On the company's fourth quarter conference call in January, Mayer discussed implementing "rigorous hiring protocols"—a phrase unnamed company employees cited by Reuters say is code for a newfound zeal for high grades and degrees from prestigious universities like Stanford. (Yahoo declined to comment on what a company spokeswoman characterized as "rumors.")
"Given the tight supply of tech talent ... I think it's a rather risky strategy to limit your talent pool with that kind of filter," said Asa Sphar, vice president of recruitment and profiling at technology search firm CSI Executive Search.
"It doesn't in any way mean there aren't extraordinary people coming out of [less prestigious] colleges," said John Challenger, CEO of executive outplacement firm Challenger, Gray & Christmas.
Some companies do use the college question as what Challenger called a "sorting mechanism" for sifting through resumes for entry level positions. "The name on the diploma really matters most in your first couple jobs." To fill more senior positions, he said, "only looking for grads from certain schools would be short-sighted."
"There's an advantage in this kind of plan in terms of speed, but there's a big disadvantage in this plan in terms of innovation," said Eric C. Peterson, manager of diversity and inclusion Society for Human Resource Management. Hiring people who have been educated the same way can make it easier for people to work together in teams, but it curtails the infusion of new ideas and perspectives.
Still, Challenger pointed out that some companies want their people to have similar educational backgrounds. "There are obviously companies that have cultures where a lot of people come from certain schools," he said.
Feeling like the name of the school matters more than an individual's achievements can be particularly frustrating for the rank-and-file today. It touches on a larger debate as to whether a college degree is worth the investment when student loan balances are soaring and new graduates often struggle to find jobs.
According to a 2011 report from Georgetown University's Center on Education and the Workforce, people with just a high school diploma earn an average of $32,600 a year, which adds up to $1,304,000 over the course of their time in the workforce.

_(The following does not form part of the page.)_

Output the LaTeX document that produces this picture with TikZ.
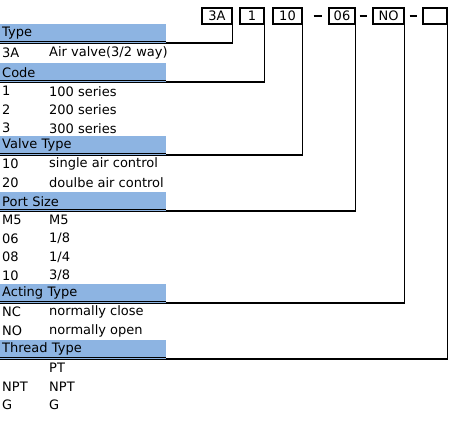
\documentclass[tikz,border=0pt]{standalone}
\usepackage{fontspec}
\setmainfont{DejaVu Sans}
\definecolor{headblue}{RGB}{141,180,226}
\begin{document}
\begin{tikzpicture}[x=1pt, y=-1pt, font=\fontsize{13}{15}\selectfont]
        \tikzstyle{blk} = [draw, black, line width=1.1pt]
        \tikzstyle{codebox} = [draw, black, line width=1.1pt, minimum height=16pt, inner sep=0pt]
        \tikzstyle{head} = [fill=headblue, minimum width=166pt, minimum height=19pt, inner sep=2pt, text width=162pt, align=left, anchor=south west]
        \tikzstyle{item} = [anchor=west, inner sep=0pt]
        \tikzstyle{uline} = [draw, black, line width=0.7pt]

        \useasboundingbox (0, 0) rectangle (476, 424);

        % order code boxes
        \node[codebox, minimum width=30pt] (code type) at (217, 16) {3A};
        \node[codebox, minimum width=24pt] (code series) at (252, 16) {1};
        \node[codebox, minimum width=29pt] (code valve) at (287.5, 16) {10};
        \node[codebox, minimum width=26pt] (code port) at (342, 16) {06};
        \node[codebox, minimum width=31pt] (code acting) at (388.5, 16) {NO};
        \node[codebox, minimum width=24pt] (code thread) at (435, 16) {};

        \path[blk, shorten <=11pt, shorten >=6pt] (code valve) to (code port);
        \path[blk, shorten <=4pt, shorten >=5pt] (code port) to (code acting);
        \path[blk, shorten <=5pt, shorten >=5pt] (code acting) to (code thread);

        % headers
        \node[head] (type head) at (0, 43) {Type};
        \node[head] (series head) at (0, 82) {Code};
        \node[head] (valve head) at (0, 155) {Valve Type};
        \node[head] (port head) at (0, 211) {Port Size};
        \node[head] (acting head) at (0, 303) {Acting Type};
        \node[head] (thread head) at (0, 359) {Thread Type};

        \foreach \h in {type head, series head, valve head, port head, acting head, thread head} {
            \path[uline] (\h.south west) to (\h.south east);
            \path[uline] ([yshift=1.8pt]\h.south west) to ([yshift=1.8pt]\h.south east);
        }

        % entries
        \node[item] (type 3A) at (2, 52.5) {3A};
        \node[item] (type 3A text) at (49, 52.5) {Air valve(3/2 way)};

        \node[item] (series 1) at (2, 91.25) {1};
        \node[item] (series 1 text) at (49, 91.25) {100 series};
        \node[item] (series 2) at (2, 109.75) {2};
        \node[item] (series 2 text) at (49, 109.75) {200 series};
        \node[item] (series 3) at (2, 128.25) {3};
        \node[item] (series 3 text) at (49, 128.25) {300 series};

        \node[item] (valve 10) at (2, 164.25) {10};
        \node[item] (valve 10 text) at (49, 164.25) {single air control};
        \node[item] (valve 20) at (2, 182.75) {20};
        \node[item] (valve 20 text) at (49, 182.75) {doulbe air control};

        \node[item] (port M5) at (2, 220.25) {M5};
        \node[item] (port M5 text) at (49, 220.25) {M5};
        \node[item] (port 06) at (2, 238.75) {06};
        \node[item] (port 06 text) at (49, 238.75) {1/8};
        \node[item] (port 08) at (2, 257.25) {08};
        \node[item] (port 08 text) at (49, 257.25) {1/4};
        \node[item] (port 10) at (2, 275.75) {10};
        \node[item] (port 10 text) at (49, 275.75) {3/8};

        \node[item] (acting NC) at (2, 312.25) {NC};
        \node[item] (acting NC text) at (49, 312.25) {normally close};
        \node[item] (acting NO) at (2, 330.75) {NO};
        \node[item] (acting NO text) at (49, 330.75) {normally open};

        \node[item] (thread PT text) at (49, 368.25) {PT};
        \node[item] (thread NPT) at (2, 386.75) {NPT};
        \node[item] (thread NPT text) at (49, 386.75) {NPT};
        \node[item] (thread G) at (2, 405.25) {G};
        \node[item] (thread G text) at (49, 405.25) {G};

        % leader lines
        \path[blk] (code type.south east) |- (type head.south east);
        \path[blk] (code series.south east) |- (series head.south east);
        \path[blk] (code valve.south east) |- (valve head.south east);
        \path[blk] (code port.south east) |- (port head.south east);
        \path[blk] (code acting.south east) |- (acting head.south east);
        \path[blk] (code thread.south east) |- (thread head.south east);
    \end{tikzpicture}
\end{document}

By contrast, college graduates with four-year degrees have average lifetime earnings of $2,268,000—nearly a million dollars more. Computer software engineers do even better than that, with an average lifetime paycheck of $3,554,000. Ironically, Yahoo's last CEO, Scott Thompson, left the company after it was discovered that his claim to hold a bachelor's degree in computer science was false.
But hiring exclusively from prestigious universities can backfire, as Northwestern University assistant professor of management and organizations Lauren Rivera found in a 2011 paper. When evaluating job applicants who graduated from a "top five" school, companies "attributed superior cognitive, cultural, and moral qualities to candidates who had been admitted to such an institution, regardless of their actual performance" after they were actually hired.

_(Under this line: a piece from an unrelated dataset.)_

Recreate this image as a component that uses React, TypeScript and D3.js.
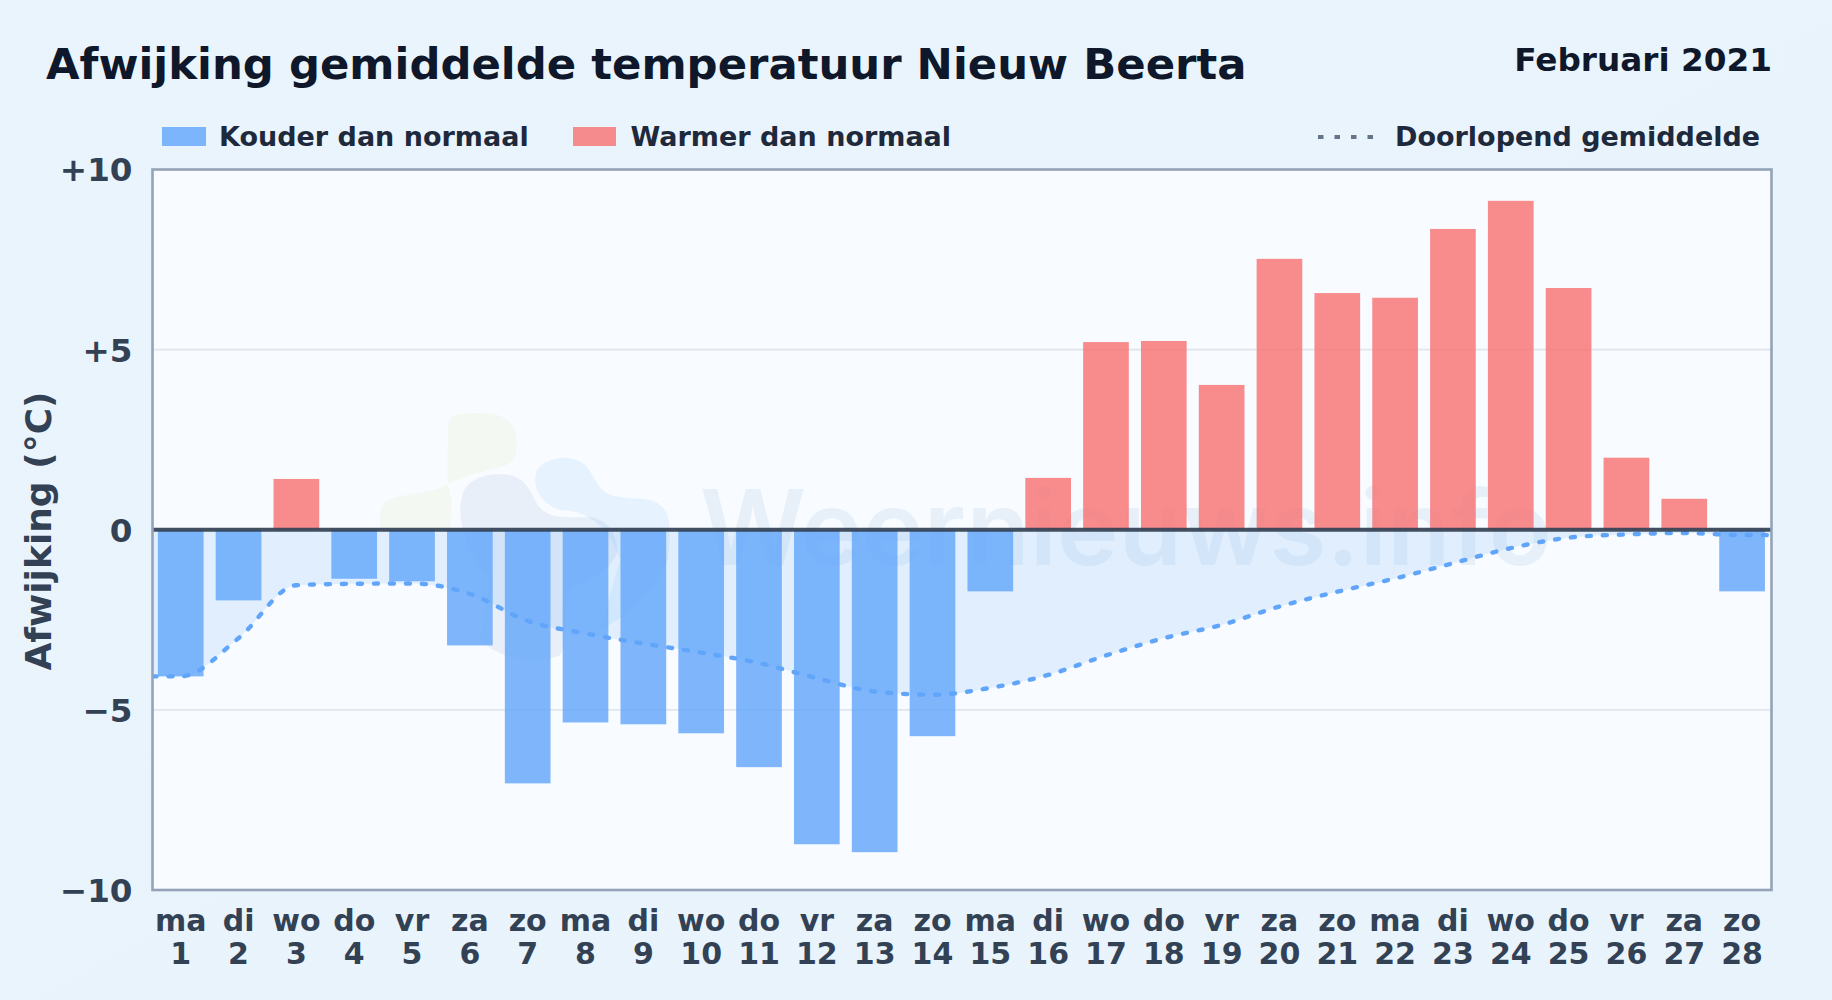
import * as d3 from 'd3'
import { useEffect, useRef } from 'react'

const W = 1832, H = 1000
const m = { top: 169.5, right: 60.5, bottom: 110, left: 152.5 }

const weekdays = ['ma', 'di', 'wo', 'do', 'vr', 'za', 'zo', 'ma', 'di', 'wo', 'do', 'vr', 'za', 'zo', 'ma', 'di', 'wo', 'do', 'vr', 'za', 'zo', 'ma', 'di', 'wo', 'do', 'vr', 'za', 'zo']
const days = d3.range(1, 29)
const anomaly = [-4.07, -1.96, 1.41, -1.36, -1.43, -3.21, -7.04, -5.35, -5.40, -5.65, -6.59, -8.73, -8.95, -5.73, -1.71, 1.44, 5.21, 5.24, 4.02, 7.52, 6.57, 6.44, 8.35, 9.13, 6.71, 2.0, 0.86, -1.71]
const runningMean = [-4.07, -3.01, -1.54, -1.50, -1.49, -1.78, -2.53, -2.88, -3.16, -3.41, -3.70, -4.12, -4.49, -4.58, -4.39, -4.03, -3.49, -3.01, -2.64, -2.13, -1.72, -1.35, -0.93, -0.51, -0.22, -0.13, -0.09, -0.15]
const yTicks = [10, 5, 0, -5, -10]

const font = '"DejaVu Sans", sans-serif'
const cold = '#60a5fa', warm = '#f87171'

export default function App() {
  const ref = useRef<SVGSVGElement | null>(null)

  useEffect(() => {
    if (!ref.current) return
    const svg = d3.select(ref.current)
    svg.selectAll('*').remove()
    const right = W - m.right, bottom = H - m.bottom

    const defs = svg.append('defs')
    const bg = defs.append('linearGradient').attr('id', 'bg').attr('x1', 0).attr('y1', 0).attr('x2', 1).attr('y2', 1)
    bg.append('stop').attr('offset', 0).attr('stop-color', '#eaf4fd')
    bg.append('stop').attr('offset', 1).attr('stop-color', '#e8f3fb')
    defs.append('clipPath').attr('id', 'plot').append('rect')
      .attr('x', m.left).attr('y', m.top).attr('width', right - m.left).attr('height', bottom - m.top)

    svg.append('rect').attr('width', W).attr('height', H).attr('fill', 'url(#bg)')
    svg.append('rect').attr('x', m.left).attr('y', m.top)
      .attr('width', right - m.left).attr('height', bottom - m.top).attr('fill', '#f8fbff')

    const x = d3.scaleBand<number>().domain(days).range([151.8, 1771]).paddingInner(0.21).paddingOuter(0.105)
    const y = d3.scaleLinear().domain([-10, 10]).range([bottom, m.top])
    const cx = (d: number) => (x(d) ?? 0) + x.bandwidth() / 2

    // watermark sits behind the bars
    const wm = svg.append('g').attr('pointer-events', 'none')
    wm.append('path').attr('fill', '#b5d334').attr('opacity', 0.06)
      .attr('d', 'M448 433 C446 412 460 413 482 413 C510 413 517 428 517 445 C517 462 510 465 490 470 C470 474 455 480 440 488 C425 494 395 494 385 502 C378 510 379 525 382 532 L450 532 L452 500 C445 480 448 460 448 433 Z')
    wm.append('path').attr('fill', '#1e5aa8').attr('opacity', 0.07)
      .attr('d', 'M462 497 C465 478 490 472 510 475 C530 480 532 498 540 508 C552 520 570 517 590 517 C612 520 618 540 617 553 C612 570 585 580 570 590 C560 610 570 640 560 655 C540 665 500 660 480 640 L490 580 C470 560 455 520 462 497 Z')
    wm.append('path').attr('fill', '#3aa0f0').attr('opacity', 0.09)
      .attr('d', 'M537 470 C545 458 570 452 585 465 C598 480 598 495 620 497 C645 500 655 497 665 510 C672 522 670 540 668 560 C650 600 620 620 600 630 L620 560 C610 530 590 510 560 510 C545 505 530 490 537 470 Z')
    wm.append('text').attr('x', 700).attr('y', 565)
      .attr('font-family', 'Inter, sans-serif').attr('font-weight', 600).attr('font-size', 104)
      .attr('fill', '#1e6fb8').attr('opacity', 0.07).text('Weernieuws.info')

    // grid
    svg.append('g').selectAll('line').data([5, -5]).enter().append('line')
      .attr('x1', m.left).attr('x2', right).attr('y1', d => y(d)).attr('y2', d => y(d))
      .attr('stroke', '#e0e6ec').attr('stroke-width', 1.8)

    // running mean area + line, with the ends carried to the plot edges
    const meanPts: [number, number][] = [
      [m.left, runningMean[0]],
      ...days.map((d, i) => [cx(d), runningMean[i]] as [number, number]),
      [right, runningMean[runningMean.length - 1]],
    ]
    svg.append('path').datum(meanPts)
      .attr('d', d3.area<[number, number]>().x(d => d[0]).y0(y(0)).y1(d => y(d[1])).curve(d3.curveMonotoneX))
      .attr('fill', cold).attr('fill-opacity', 0.15)

    // bars
    svg.append('g').selectAll('rect').data(anomaly).enter().append('rect')
      .attr('x', (_, i) => x(days[i]) ?? 0).attr('width', x.bandwidth())
      .attr('y', d => y(Math.max(d, 0))).attr('height', d => Math.abs(y(d) - y(0)))
      .attr('fill', d => d < 0 ? cold : warm).attr('fill-opacity', 0.8)

    svg.append('path').datum(meanPts)
      .attr('clip-path', 'url(#plot)')
      .attr('d', d3.line<[number, number]>().x(d => d[0]).y(d => y(d[1])).curve(d3.curveMonotoneX))
      .attr('fill', 'none').attr('stroke', cold).attr('stroke-width', 4.4)
      .attr('stroke-linecap', 'round').attr('stroke-dasharray', '4 12')

    // zero line
    svg.append('line').attr('x1', m.left).attr('x2', right).attr('y1', y(0)).attr('y2', y(0))
      .attr('stroke', '#334155').attr('stroke-width', 4).attr('stroke-opacity', 0.92)

    // frame
    svg.append('rect').attr('x', m.left).attr('y', m.top)
      .attr('width', right - m.left).attr('height', bottom - m.top)
      .attr('fill', 'none').attr('stroke', '#94a3b8').attr('stroke-width', 2.6)

    // axes
    const yAxis = svg.append('g').attr('transform', `translate(${m.left},1)`)
      .call(d3.axisLeft(y).tickValues(yTicks).tickSize(0).tickPadding(20)
        .tickFormat(d => {
          const v = +d
          return v > 0 ? `+${v}` : v < 0 ? `\u2212${-v}` : '0'
        }))
    yAxis.select('.domain').remove()
    yAxis.selectAll('text').attr('font-family', font).attr('font-weight', 700)
      .attr('font-size', 32.6).attr('fill', '#334155')

    const xAxis = svg.append('g').attr('transform', `translate(0,${bottom})`)
      .call(d3.axisBottom(x).tickSize(0).tickFormat(() => ''))
    xAxis.select('.domain').remove()
    xAxis.selectAll<SVGTextElement, number>('text').each(function (d, i) {
      const t = d3.select(this).attr('y', null).attr('dy', null)
        .attr('font-family', font).attr('font-weight', 700).attr('font-size', 30).attr('fill', '#334155')
      t.append('tspan').attr('x', 0).attr('y', 41).text(weekdays[i])
      t.append('tspan').attr('x', 0).attr('y', 74).text(d)
    })

    svg.append('text').attr('transform', 'translate(51,531) rotate(-90)').attr('text-anchor', 'middle')
      .attr('font-family', font).attr('font-weight', 700).attr('font-size', 36).attr('fill', '#334155')
      .text('Afwijking (°C)')

    // header
    const label = (tx: number, ty: number, size: number, fill: string, s: string, anchor = 'start') =>
      svg.append('text').attr('x', tx).attr('y', ty).attr('text-anchor', anchor)
        .attr('font-family', font).attr('font-weight', 700).attr('font-size', size).attr('fill', fill).text(s)
    label(46, 79, 43.36, '#0f172a', 'Afwijking gemiddelde temperatuur Nieuw Beerta')
    label(1772, 70.5, 32.7, '#0f172a', 'Februari 2021', 'end')

    // legend
    svg.append('rect').attr('x', 162).attr('y', 127).attr('width', 44).attr('height', 19).attr('fill', cold).attr('fill-opacity', 0.8)
    label(219, 145.5, 27, '#1e293b', 'Kouder dan normaal')
    svg.append('rect').attr('x', 573).attr('y', 127).attr('width', 43).attr('height', 19).attr('fill', warm).attr('fill-opacity', 0.8)
    label(630.5, 145.5, 27, '#1e293b', 'Warmer dan normaal')
    svg.append('line').attr('x1', 1318).attr('x2', 1374).attr('y1', 137).attr('y2', 137)
      .attr('stroke', '#64748b').attr('stroke-width', 4).attr('stroke-dasharray', '5.5 11')
    label(1395, 145.5, 27, '#1e293b', 'Doorlopend gemiddelde')
  }, [])

  return <svg ref={ref} width={W} height={H} style={{ position: 'absolute', left: 0, top: 0, display: 'block' }} />
}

Denise Lidell, founder of IT search and recruiting company High-Tech Professionals, said limiting the pool of potential candidates to a short list of schools has other down sides, too: It leads to positions staying unfilled longer, because there are fewer potential candidates. "They're probably eliminating some top candidates," she said. And when companies do find people that meet their specifications, they are more likely to be lured away by a competitor, given the high demand for tech talent.
There are some small indications that this hiring practice may be falling out of favor. An annual survey conducted by the National Association of Colleges and Employers about hiring attributes did find that the importance of school name has risen slightly, but the good news is that leadership positions held, major and grades earned, and extracurricular activities taken were all considered more important.
Rivera also noted that extracurricular activities could be a more valuable assessment tool for potential new hires, saying, "Participation in formalized extracurricular activities has become a new credential of moral character that has monetary conversion value."
Focusing on elite schools to the exclusion of other factors like extracurricular participation is an especially bad idea for a technology company that needs a steady supply of cutting-edge ideas. "A lot of organizations out there want to be more creative, more innovative than their competitors," Peterson said. "Hiring a whole bunch of people who think exactly the same way is not going to get you there. ... Groupthink is the antithesis of innovation."